64Bit Drivers

Asus

Newbie
Joined
Aug 22, 2003
Messages
10,346
Reaction score
0
Remember how whenever you saw benchmarks between 32bit and 64bit drivers in games that the 64bit version always was really behind and were very immature?

Review
Imagine that.

Both ATI’s and nVidia’s drivers had game compatibility issues, although we certainly saw more of these issues on the nVidia side, which is surprising considering that nVidia’s 64-bit drivers have gone through several revisions while ATI are on their first. We can’t be sure if our random lockups and crashes were caused by the immaturity of the graphics drivers, or perhaps the immaturity of the 64-bit DirectX 9.0 API, or even the immaturity of the operating system itself. Whatever the case may be, the drivers on both sides aren’t quite there yet, although ATI appears to have leapfrogged nVidia in terms of 64-bit driver/game compatibility.

Interesting...
 
I remember reading a while back that ATI wouldn't release 64 bit drivers until they felt they were quality. Looks like they just did that.

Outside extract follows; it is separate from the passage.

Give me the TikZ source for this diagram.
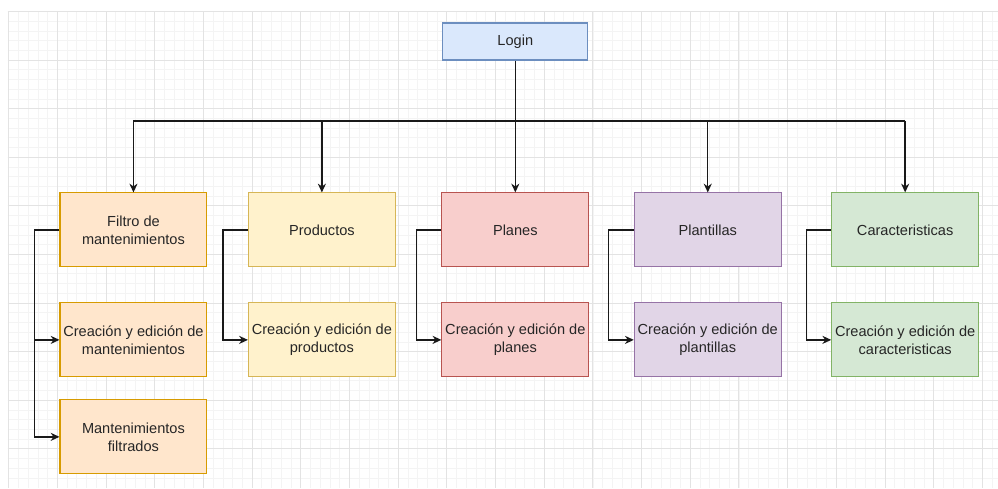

Anyways, I believe we won't see great 64 bit performance until we have a 64 bit OS, 64 bit drivers, and 64 bit games (the thing we are missing). It still sounds like its going to be a long while before 64 bit becomes mainstream. I really hope Microsoft makes 64 bits a standard part of Longhorn.
 
still a lot of work to do i think. Doesnt the game have to support 64 bit instructions to have the rumored 10-15% performance increase.
 
This 64bit switch over isn't ment to be all at once but as it's needed. But at the same time we need the 64bit platform ASAP. Any longer and we will run into pretty big problems down the road with advancing the PC.
Some things benefit a good deal from 64bit, some have a slight gain and others apps could care less. The idea is to hurtle 32bit Virtual memory limitations as a platform with 64bit CPU, 64Bit OS and 64bit Drivers which could lead to a ~1-5% increase. (10%+ if we are talking Divx encoding and Compression/Decryption)
64bit apps should add ~1-10% on to that. Again, that depends heavily on the app.

Being that WinXP64 is coming this year (Q4) and AMD is switching production from AXP's to A64's this year. Intel could be releasing an iAMD 64bit compatible desktop chip within a year. That means that in a rather short time most new sytems will be 64bit compatible with the option for WinXP 64bit.

I think this will be 'mainstream' just like P4's and AXP/64s CPUs are today, sometime durring 2006. Of course the majority of the public will still be buying 'celerons' or 32bit systems, which is the true mainstream, until Longhorn. hehe
 
Intel could be releasing an iAMD 64bit compatible desktop chip within a year
I read somewhere that intel is releasing 64 bit prescot on augaust 1st. It seems like intel is playing catch up with AMD. Intel didnt plan on making 64 bit chips for a couple years. If prescott does have 64 bit support why wouldnt intel just do that from the start instead of 6 months after the initial launch.
 
Prescott has 64bit instructions but not completely compatible and never will be exposed. Just like the P4's before the 800FSB P4's had HT but they never were exposed.

The 64bit CPU they are going to release in August is a Xeon. No Pentium 4's.
 
blackeye said:
It seems like intel is playing catch up with AMD. Intel didnt plan on making 64 bit chips for a couple years. If prescott does have 64 bit support why wouldnt intel just do that from the start instead of 6 months after the initial launch.

It's quite possible that Intel were seeing how AMD's processors would fare before deciding to use their design - which Intel is allowed to do quite freely - or come up with of their own. Of course Bill stuck with AMD and so it looks as though Intel will use the AMD design after all.
 
Asus, can you provide a link to the source of your quote in the first post? Thanks.